The allegation against McCoy was the quintessential example. The picture itself was so horrible and shocking that it incited rage before words contained in the allegation could be processed. The NFL can’t sit idle in the face of something that is unacceptable. Not with Rice and Greg Hardy and others dotting the league’s less-than-perfect history of trying to cope and combat domestic violence inside the NFL.

It’s why the NFL spends millions of dollars on a team of domestic violence snoops, spearheaded by lead investigator Lisa Friel. A photo, video or police report can strike the public space like a miles-wide meteor – and that has erased any luxury of waiting or standing down when local law enforcement can’t make the progress necessary to prove guilt.

Of course, necessity doesn’t mean the process – or the NFL – is completely unassailable. The league’s investigation into Dallas Cowboys running back Ezekiel Elliott had more than a few red flags raised when the probe was laid bare in a tense legal battle. And large parts of the investigative workings remain maddeningly opaque from one case to the next.
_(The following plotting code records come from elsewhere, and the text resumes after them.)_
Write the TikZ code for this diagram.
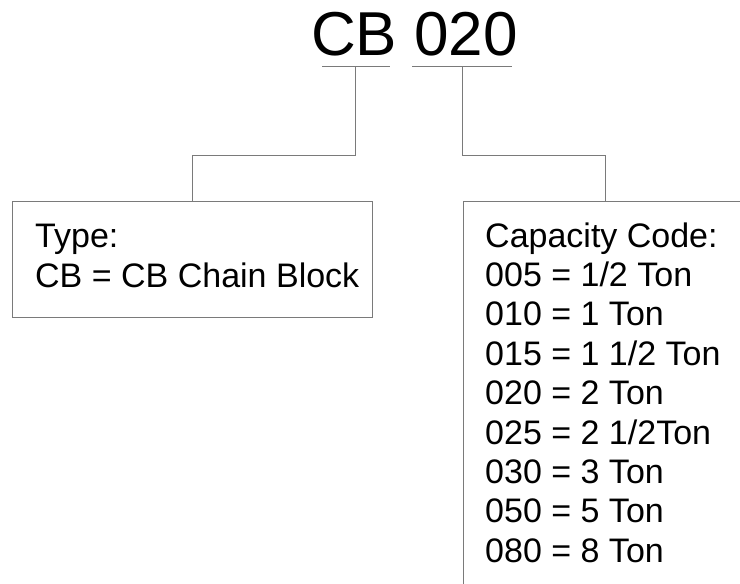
\documentclass[tikz,border=0pt]{standalone}
\usepackage{fontspec}
\setmainfont{Liberation Sans}
\definecolor{linegray}{HTML}{7A7A7A}
\begin{document}
\begin{tikzpicture}[x=1pt,y=-1pt,
  conn/.style={draw=linegray, line width=1pt},
  boxline/.style={draw=linegray, line width=1pt},
  bodytxt/.style={anchor=base west, inner sep=0pt, font=\fontsize{34}{40}\selectfont, text=black},
  titletxt/.style={anchor=base west, inner sep=0pt, font=\fontsize{62}{70}\selectfont, text=black}]
\useasboundingbox (0,0) rectangle (740,584);
% title
\node[titletxt] (title) at (311,55) {CB 020};
% underlines
\coordinate (cbL) at (322,66);
\coordinate (cbR) at (390,66);
\coordinate (cbM) at (355,66);
\coordinate (codeL) at (412,66);
\coordinate (codeR) at (512,66);
\coordinate (codeM) at (462,66);
\draw[conn] (cbL) -- (cbR);
\draw[conn] (codeL) -- (codeR);
% left box
\node[boxline, rectangle, minimum width=360pt, minimum height=116pt, anchor=north west, inner sep=0pt] (typebox) at (12,201) {};
\node[bodytxt] (t1) at (35,247) {Type:};
\node[bodytxt] (t2) at (35,287) {CB = CB Chain Block};
% right box (open to the right and bottom)
\coordinate (capTL) at (463,201);
\coordinate (capTR) at (740,201);
\coordinate (capBL) at (463,584);
\draw[boxline] (capTR) -- (capTL) -- (capBL);
\coordinate (capTop) at (605,201);
\foreach \i/\t in {0/{Capacity Code:},1/{005 = 1/2 Ton},2/{010 = 1 Ton},3/{015 = 1 1/2 Ton},4/{020 = 2 Ton},5/{025 = 2 1/2Ton},6/{030 = 3 Ton},7/{050 = 5 Ton},8/{080 = 8 Ton}}{
  \node[bodytxt] (c\i) at (485,{247+\i*39.4}) {\t};
}
% connectors
\coordinate (cbBend) at (355,155);
\coordinate (typeBend) at (192,155);
\draw[conn] (cbM) -- (cbBend) -- (typeBend) -- (typebox.north -| typeBend);
\coordinate (codeBend) at (462,155);
\coordinate (capBend) at (605,155);
\draw[conn] (codeM) -- (codeBend) -- (capBend) -- (capTop);
\end{tikzpicture}
\end{document}
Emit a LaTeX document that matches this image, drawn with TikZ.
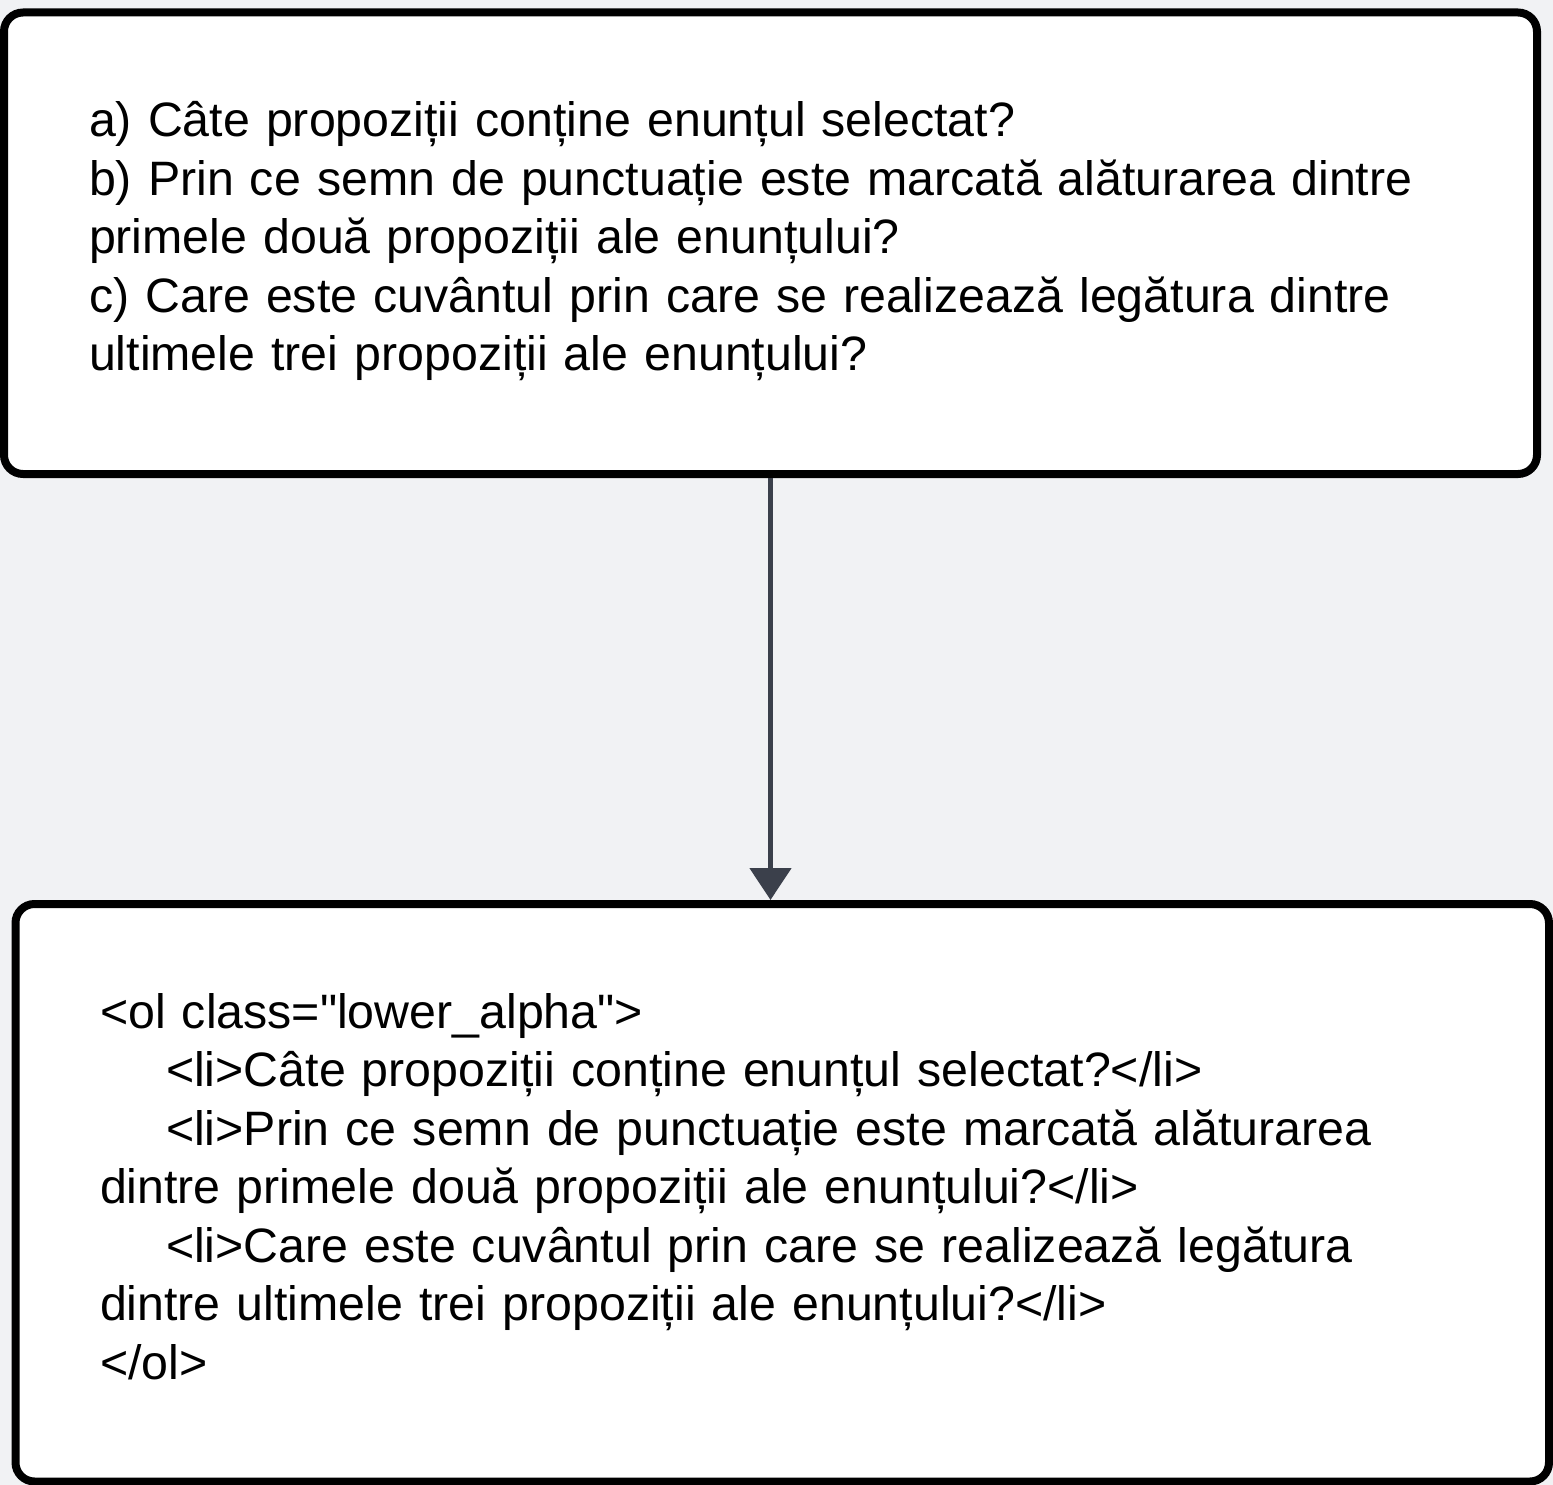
\documentclass[tikz,border=0pt]{standalone}
\usepackage{fontspec}
\setmainfont{Liberation Sans}
\usepackage{xcolor}
\usetikzlibrary{arrows.meta}

\definecolor{pagebg}{HTML}{F1F2F4}
\definecolor{arrowgray}{HTML}{3B404B}

\tikzset{
  qbox/.style={draw=black, fill=white, line width=8pt, rounded corners=19pt,
    align=left, font=\fontsize{48.3}{58.5}\selectfont},
  flow/.style={draw=arrowgray, line width=5pt,
    -{Triangle[width=41pt,length=32pt]}, arrowgray}
}

\newcommand{\ind}{\hspace*{66pt}}
\newcommand{\dq}{\XeTeXglyph\XeTeXcharglyph"22\relax}

\begin{document}
\begin{tikzpicture}[x=1pt,y=-1pt]
        \fill[pagebg] (0,0) rectangle (1553,1485);
        \useasboundingbox (0,0) rectangle (1553,1485);

        \node[qbox, minimum width=1533pt, minimum height=461.5pt,
          inner xsep=85pt, text width=1363pt, text depth=248pt] (Q) at (770.5, 243.25)
          {a) Câte propoziții conține enunțul selectat?\\
           b) Prin ce semn de punctuație este marcată alăturarea dintre\\
           primele două propoziții ale enunțului?\\
           c) Care este cuvântul prin care se realizează legătura dintre\\
           ultimele trei propoziții ale enunțului?};

        \node[qbox, minimum width=1533.5pt, minimum height=577.5pt,
          inner xsep=84.5pt, text width=1364.5pt, text depth=364pt] (H) at (782.25, 1192.75)
          {<ol class=\dq lower\_alpha\dq>\\
           \ind<li>Câte propoziții conține enunțul selectat?</li>\\
           \ind<li>Prin ce semn de punctuație este marcată alăturarea\\
           dintre primele două propoziții ale enunțului?</li>\\
           \ind<li>Care este cuvântul prin care se realizează legătura\\
           dintre ultimele trei propoziții ale enunțului?</li>\\
           </ol>};

        \draw[flow] (Q.south) -- (Q.south |- H.north);

      \end{tikzpicture}
\end{document}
It’s unclear if the league has completely concluded a probe into a particular player. (Like, for example, San Francisco 49ers linebacker Reuben Foster.) In other instances, there’s never a full accounting of the evidence that leads to a suspension or why a specific punishment was reached. (See: Tampa Bay Buccaneers quarterback Jameis Winston.)

The NFL world changed after video surfaced of Ray Rice striking his wife Janay. (AP)
The NFL world changed after video surfaced of Ray Rice striking his wife Janay. (AP)

But in all three of those examples – regardless of inconsistencies, criticisms or vague precedents – the NFL can lean on something that matters in a public relations space. That at least it’s doing something. It’s not sitting on its hands and leaving all of the heavy lifting to someone else. It’s not looking completely the other way. And it’s definitely not looking at a ghastly photo allegation on social media this week and hoping to avoid the meteor strike.

In the long term, the reality is this: A sizable portion of NFL fans will dislike that the league is in the investigative business. Some owners, like the Cowboys’ Jerry Jones, won’t be particularly fond of it. And there will be no shortage of opponents who will look at Friel and question whether she and her investigative unit have too much power and latitude to chase down claims with relative impunity – leaving players, teams or agents staring into a fog and grasping for a definitive end.

Those criticisms have merit. But when confronted with a day like Tuesday, when a horrific photo was tied to some troubling allegations, something else clearly has merit, too.

The NFL can’t afford to do nothing. Everything has to be examined. No matter how imperfect the process, the McCoy allegations show it’s as necessary as ever. For both the player and those who bring allegations against them.